Start Provided data

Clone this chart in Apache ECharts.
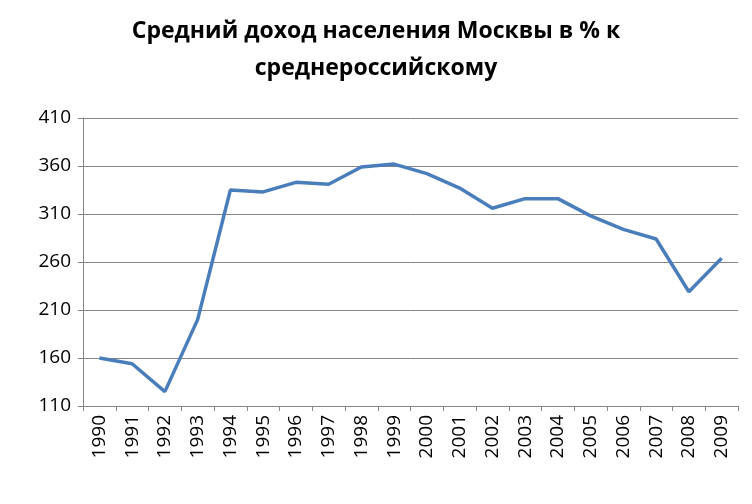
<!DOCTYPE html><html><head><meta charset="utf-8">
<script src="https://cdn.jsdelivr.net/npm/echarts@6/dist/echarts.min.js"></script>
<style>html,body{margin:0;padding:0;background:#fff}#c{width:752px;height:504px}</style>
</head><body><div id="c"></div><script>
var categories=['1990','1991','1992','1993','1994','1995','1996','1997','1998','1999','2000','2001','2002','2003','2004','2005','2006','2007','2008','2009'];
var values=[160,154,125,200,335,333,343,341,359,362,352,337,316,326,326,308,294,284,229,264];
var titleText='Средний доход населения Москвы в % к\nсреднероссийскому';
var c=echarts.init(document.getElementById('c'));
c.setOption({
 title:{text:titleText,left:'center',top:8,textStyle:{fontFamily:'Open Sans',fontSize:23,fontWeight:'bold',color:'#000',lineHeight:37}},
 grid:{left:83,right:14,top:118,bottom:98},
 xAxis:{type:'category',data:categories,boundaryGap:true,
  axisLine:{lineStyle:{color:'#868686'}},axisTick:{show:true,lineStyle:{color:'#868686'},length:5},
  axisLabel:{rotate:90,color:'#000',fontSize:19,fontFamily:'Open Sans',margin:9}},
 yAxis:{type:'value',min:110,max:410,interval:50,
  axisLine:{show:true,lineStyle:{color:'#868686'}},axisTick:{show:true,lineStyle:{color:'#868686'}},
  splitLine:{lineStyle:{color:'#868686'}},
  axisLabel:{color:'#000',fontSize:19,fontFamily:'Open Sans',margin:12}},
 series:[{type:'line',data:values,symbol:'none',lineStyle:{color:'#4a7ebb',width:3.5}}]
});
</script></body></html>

End Provided data

(What you will do): Retype each line of the listing above word for word. Exclude the pictures.

(Response to the task):
Clone this chart in Apache ECharts.
<!DOCTYPE html><html><head><meta charset="utf-8">
<script src="https://cdn.jsdelivr.net/npm/echarts@6/dist/echarts.min.js"></script>
<style>html,body{margin:0;padding:0;background:#fff}#c{width:752px;height:504px}</style>
</head><body><div id="c"></div><script>
var categories=['1990','1991','1992','1993','1994','1995','1996','1997','1998','1999','2000','2001','2002','2003','2004','2005','2006','2007','2008','2009'];
var values=[160,154,125,200,335,333,343,341,359,362,352,337,316,326,326,308,294,284,229,264];
var titleText='Средний доход населения Москвы в % к\nсреднероссийскому';
var c=echarts.init(document.getElementById('c'));
c.setOption({
 title:{text:titleText,left:'center',top:8,textStyle:{fontFamily:'Open Sans',fontSize:23,fontWeight:'bold',color:'#000',lineHeight:37}},
 grid:{left:83,right:14,top:118,bottom:98},
 xAxis:{type:'category',data:categories,boundaryGap:true,
  axisLine:{lineStyle:{color:'#868686'}},axisTick:{show:true,lineStyle:{color:'#868686'},length:5},
  axisLabel:{rotate:90,color:'#000',fontSize:19,fontFamily:'Open Sans',margin:9}},
 yAxis:{type:'value',min:110,max:410,interval:50,
  axisLine:{show:true,lineStyle:{color:'#868686'}},axisTick:{show:true,lineStyle:{color:'#868686'}},
  splitLine:{lineStyle:{color:'#868686'}},
  axisLabel:{color:'#000',fontSize:19,fontFamily:'Open Sans',margin:12}},
 series:[{type:'line',data:values,symbol:'none',lineStyle:{color:'#4a7ebb',width:3.5}}]
});
</script></body></html>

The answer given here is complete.